# WRITTEN TASK
Without the pictures, can you quote each line below exactly?

# SUPPLIED DATA
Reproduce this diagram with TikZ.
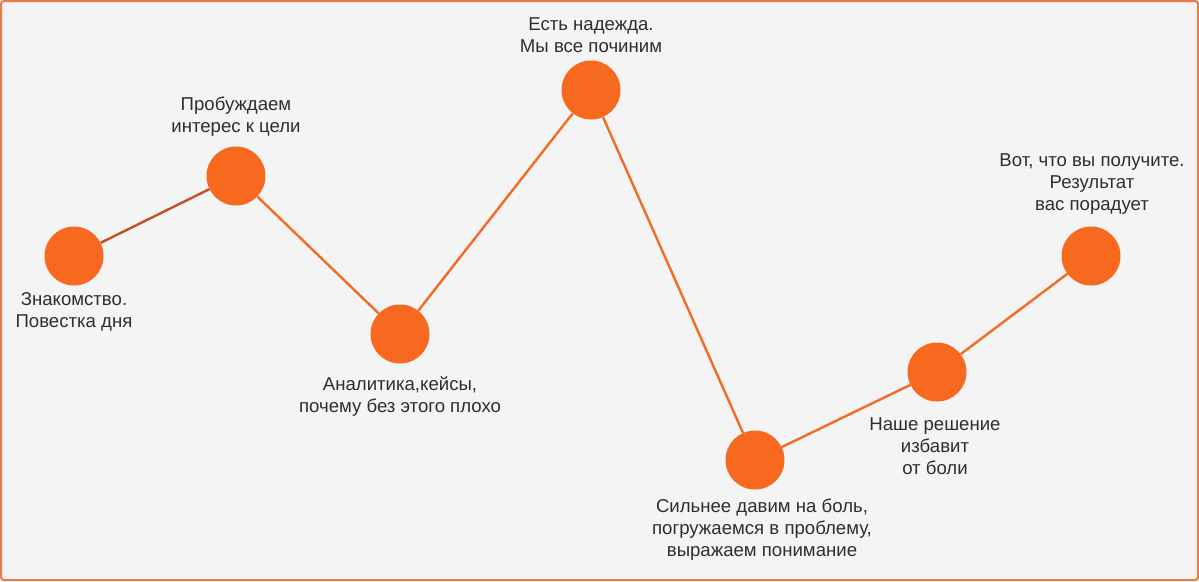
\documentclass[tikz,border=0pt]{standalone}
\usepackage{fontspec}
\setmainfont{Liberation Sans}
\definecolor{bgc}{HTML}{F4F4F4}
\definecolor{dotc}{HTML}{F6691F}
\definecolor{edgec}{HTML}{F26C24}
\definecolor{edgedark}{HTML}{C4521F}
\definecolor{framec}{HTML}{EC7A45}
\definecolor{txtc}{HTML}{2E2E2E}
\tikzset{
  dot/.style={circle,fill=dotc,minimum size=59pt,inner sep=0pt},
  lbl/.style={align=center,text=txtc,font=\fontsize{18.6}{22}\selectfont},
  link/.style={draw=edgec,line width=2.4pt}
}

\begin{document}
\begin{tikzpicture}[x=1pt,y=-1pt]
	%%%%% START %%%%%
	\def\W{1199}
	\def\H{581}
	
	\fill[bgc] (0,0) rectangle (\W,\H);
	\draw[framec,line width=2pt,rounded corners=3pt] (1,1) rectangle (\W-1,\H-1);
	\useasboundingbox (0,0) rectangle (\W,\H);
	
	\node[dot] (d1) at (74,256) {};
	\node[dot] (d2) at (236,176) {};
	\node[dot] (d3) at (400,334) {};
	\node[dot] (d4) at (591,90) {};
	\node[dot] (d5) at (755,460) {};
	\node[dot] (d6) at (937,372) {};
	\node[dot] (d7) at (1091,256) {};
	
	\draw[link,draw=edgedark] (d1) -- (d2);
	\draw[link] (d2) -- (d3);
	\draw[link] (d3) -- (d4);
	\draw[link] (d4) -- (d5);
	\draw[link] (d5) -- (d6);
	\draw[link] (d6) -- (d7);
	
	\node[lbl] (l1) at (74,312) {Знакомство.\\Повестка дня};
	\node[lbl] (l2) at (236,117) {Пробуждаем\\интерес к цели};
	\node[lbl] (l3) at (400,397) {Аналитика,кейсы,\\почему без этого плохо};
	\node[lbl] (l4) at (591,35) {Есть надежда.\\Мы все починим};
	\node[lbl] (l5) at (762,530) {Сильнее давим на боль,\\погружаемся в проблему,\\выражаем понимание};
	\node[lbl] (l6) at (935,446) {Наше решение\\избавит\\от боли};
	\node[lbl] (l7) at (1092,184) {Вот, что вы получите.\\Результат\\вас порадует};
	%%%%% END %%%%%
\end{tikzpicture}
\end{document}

# EXERCISE OUTPUT
Reproduce this diagram with TikZ.
\documentclass[tikz,border=0pt]{standalone}
\usepackage{fontspec}
\setmainfont{Liberation Sans}
\definecolor{bgc}{HTML}{F4F4F4}
\definecolor{dotc}{HTML}{F6691F}
\definecolor{edgec}{HTML}{F26C24}
\definecolor{edgedark}{HTML}{C4521F}
\definecolor{framec}{HTML}{EC7A45}
\definecolor{txtc}{HTML}{2E2E2E}
\tikzset{
  dot/.style={circle,fill=dotc,minimum size=59pt,inner sep=0pt},
  lbl/.style={align=center,text=txtc,font=\fontsize{18.6}{22}\selectfont},
  link/.style={draw=edgec,line width=2.4pt}
}

\begin{document}
\begin{tikzpicture}[x=1pt,y=-1pt]
	%%%%% START %%%%%
	\def\W{1199}
	\def\H{581}
	
	\fill[bgc] (0,0) rectangle (\W,\H);
	\draw[framec,line width=2pt,rounded corners=3pt] (1,1) rectangle (\W-1,\H-1);
	\useasboundingbox (0,0) rectangle (\W,\H);
	
	\node[dot] (d1) at (74,256) {};
	\node[dot] (d2) at (236,176) {};
	\node[dot] (d3) at (400,334) {};
	\node[dot] (d4) at (591,90) {};
	\node[dot] (d5) at (755,460) {};
	\node[dot] (d6) at (937,372) {};
	\node[dot] (d7) at (1091,256) {};
	
	\draw[link,draw=edgedark] (d1) -- (d2);
	\draw[link] (d2) -- (d3);
	\draw[link] (d3) -- (d4);
	\draw[link] (d4) -- (d5);
	\draw[link] (d5) -- (d6);
	\draw[link] (d6) -- (d7);
	
	\node[lbl] (l1) at (74,312) {Знакомство.\\Повестка дня};
	\node[lbl] (l2) at (236,117) {Пробуждаем\\интерес к цели};
	\node[lbl] (l3) at (400,397) {Аналитика,кейсы,\\почему без этого плохо};
	\node[lbl] (l4) at (591,35) {Есть надежда.\\Мы все починим};
	\node[lbl] (l5) at (762,530) {Сильнее давим на боль,\\погружаемся в проблему,\\выражаем понимание};
	\node[lbl] (l6) at (935,446) {Наше решение\\избавит\\от боли};
	\node[lbl] (l7) at (1092,184) {Вот, что вы получите.\\Результат\\вас порадует};
	%%%%% END %%%%%
\end{tikzpicture}
\end{document}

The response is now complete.